Le Conseil d’Etat a rejeté la requête visant à annuler la délibération de la Cnil autorisant l’hébergement par Microsoft des données du projet Darwin EU, dont l’objectif est de fournir un accès à des données de santé réelles pour l’évaluation des médicaments. Les données de dix millions de personnes sont concernées. Le caractère d’urgence n’était pas démontré, a conclu le juge des référés.
Les données de 10 millions de personnes
Le projet "Darwin EU" (pour Data Analysis and Real-World Interrogation Network – European Union) est une initiative de l’Agence européenne des médicaments (EMA), lancée en 2022, pour fournir un accès structuré à des données de santé réelles pour l’évaluation des médicaments et des vaccins tout au long de leur cycle de vie.
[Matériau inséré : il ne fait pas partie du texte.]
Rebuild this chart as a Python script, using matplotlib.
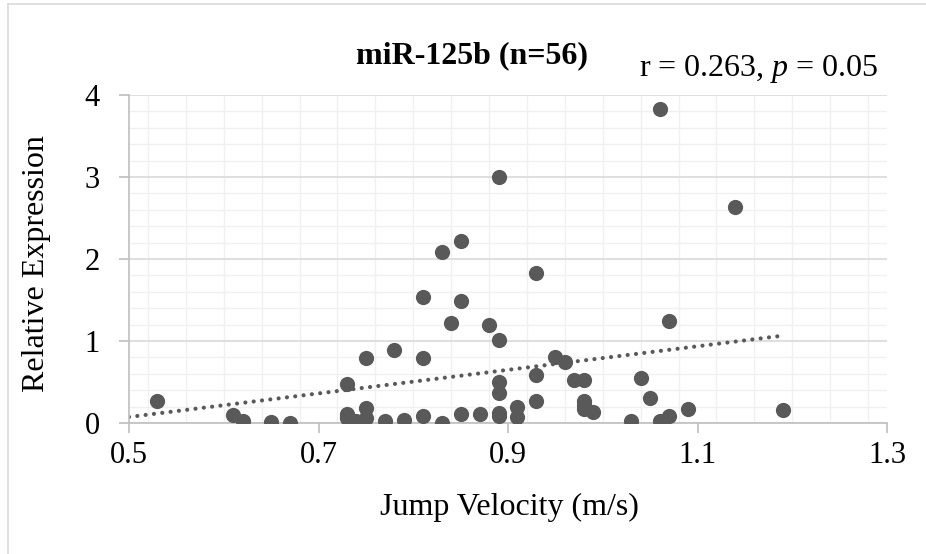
import numpy as np
import matplotlib
matplotlib.use('Agg')
import matplotlib.pyplot as plt
from matplotlib.ticker import MultipleLocator
from matplotlib.lines import Line2D

plt.rcParams['font.family'] = ['Liberation Serif', 'DejaVu Serif']
plt.rcParams['mathtext.fontset'] = 'custom'
plt.rcParams['mathtext.rm'] = 'Liberation Serif'
plt.rcParams['mathtext.it'] = 'Liberation Serif:italic'

# Datos
velocidad = [0.53, 0.61, 0.62, 0.65, 0.67,
             0.73, 0.73, 0.73, 0.73, 0.74, 0.75, 0.75, 0.75, 0.77, 0.78, 0.79,
             0.81, 0.81, 0.81, 0.83, 0.83, 0.84, 0.85, 0.85, 0.85, 0.87, 0.88,
             0.89, 0.89, 0.89, 0.89, 0.89, 0.89, 0.91, 0.91, 0.93, 0.93, 0.93,
             0.95, 0.96, 0.97, 0.98, 0.98, 0.98, 0.98, 0.99,
             1.03, 1.04, 1.05, 1.06, 1.06, 1.07, 1.07, 1.09, 1.14, 1.19]
expresion = [0.27, 0.10, 0.03, 0.01, 0.00,
             0.47, 0.11, 0.06, 0.08, 0.02, 0.79, 0.18, 0.06, 0.03, 0.89, 0.04,
             1.54, 0.79, 0.09, 2.09, 0.00, 1.22, 2.22, 1.49, 0.11, 0.11, 1.19,
             3.00, 1.01, 0.50, 0.37, 0.08, 0.12, 0.20, 0.07, 1.83, 0.59, 0.27,
             0.80, 0.74, 0.52, 0.52, 0.27, 0.17, 0.22, 0.13,
             0.02, 0.55, 0.30, 3.83, 0.03, 1.25, 0.09, 0.17, 2.63, 0.16]

titulo = 'miR-125b (n=56)'
estadistico = r'r = 0.263, $\it{p}$ = 0.05'
x_label = 'Jump Velocity (m/s)'
y_label = 'Relative Expression'

gris = '#595959'

fig = plt.figure(figsize=(9.26, 5.54), dpi=100)
ax = fig.add_axes([129/926, 1 - 423/554, 758/926, 328/554])

# Lineas de cuadricula
ax.set_xlim(0.5, 1.3)
ax.set_ylim(0, 4)
ax.xaxis.set_major_locator(MultipleLocator(0.2))
ax.xaxis.set_minor_locator(MultipleLocator(0.04))
ax.yaxis.set_major_locator(MultipleLocator(1))
ax.yaxis.set_minor_locator(MultipleLocator(0.2))
ax.grid(which='minor', color='#F0F0F0', linewidth=1.0)
ax.grid(which='major', axis='y', color='#D9D9D9', linewidth=1.2)
ax.set_axisbelow(True)

for lado in ['top', 'right']:
    ax.spines[lado].set_visible(False)
for lado in ['left', 'bottom']:
    ax.spines[lado].set_color('#BFBFBF')
    ax.spines[lado].set_linewidth(1.2)

ax.tick_params(which='major', direction='out', length=7, width=1.2, color='#BFBFBF',
               labelsize=22, labelcolor='black')
ax.tick_params(axis='y', pad=14)
ax.tick_params(axis='x', pad=6)
ax.tick_params(which='minor', length=0)
ax.set_xticks([0.5, 0.7, 0.9, 1.1, 1.3])
ax.set_xticklabels(['0.5', '0.7', '0.9', '1.1', '1.3'])

# Puntos
ax.scatter(velocidad, expresion, s=120, color=gris, zorder=3, linewidths=0)

# Linea de tendencia
coef = np.polyfit(velocidad, expresion, 1)
xt = np.array([0.5, max(velocidad)])
ax.plot(xt, np.polyval(coef, xt), color=gris, linewidth=3.0,
        linestyle=(0, (0.01, 2.0)), dash_capstyle='round', zorder=2)

# Textos
fig.text(472/926, 1 - 63/554, titulo, ha='center', va='baseline',
         fontsize=23, fontweight='bold')
fig.text(878/926, 1 - 76/554, estadistico, ha='right', va='baseline', fontsize=23)
fig.text(509/926, 1 - 507/554, x_label, ha='center', va='center', fontsize=23)
fig.text(37/926, 1 - 264/554, y_label, ha='center', va='center', rotation=90, fontsize=23)

# Borde del grafico
fig.add_artist(Line2D([7.5/926, 7.5/926], [0, 1 - 3.5/554], color='#D9D9D9', linewidth=1.2))
fig.add_artist(Line2D([7.5/926, 1], [1 - 3.5/554, 1 - 3.5/554], color='#D9D9D9', linewidth=1.2))

plt.savefig('out.png', dpi=100)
En pratique, il s’agit de tirer au sort 10 millions de personnes pour constituer un échantillon représentatif en âge, sexe et région.
Dans ce cadre, le Health Data Hub – la base de données qui regroupe les informations de santé des Français – intervient en qualité de sous-traitant de l’Agence européenne des médicaments pour l’extraction des données pertinentes du Système national des données de santé (SNDS), leur pseudonymisation, leur mise au format OMOP-CDM et leur stockage. Le HDH étant hébergé par Microsoft, le fournisseur américain est à nouveau impliqué dans ce projet.
Un risque de transfert de données vers les Etats-Unis
Le traitement des données de santé par l’EMA a été autorisé par la Commission nationale de l’informatique et des libertés (Cnil). C’est cette délibération, rendue le 13 février 2025, qui a été attaquée devant le Conseil d’Etat par l’association Les Licornes Célestes, deux citoyens, et plusieurs acteurs du numérique (Clever Cloud, Nexedi...). Ils estiment que les données sont exposées à l’accès des autorités américaines car Microsoft est une entreprise américaine, et à ce titre, soumise au CLOUD Act. Cette loi américaine permet aux autorités nationales d’exiger, sous certaines conditions, d’accéder aux données hébergées par des fournisseurs américains, quelle que soit leur localisation dans le monde. (...)
Le juge des référés a également rejeté la demande de saisine de la Cour de justice de l’Union européenne sur la validité du Data Privacy Framework (DPF), conclu le 10 juillet 2023. Via ce texte, successeur du Privacy Shield, la Commission européenne constate que les États-Unis assurent un niveau de protection des données personnelles équivalent à celui de l’Union européenne. Les transferts de données personnelles depuis l’UE vers certains organismes étatsuniens peuvent désormais s’effectuer librement, sans encadrement spécifique.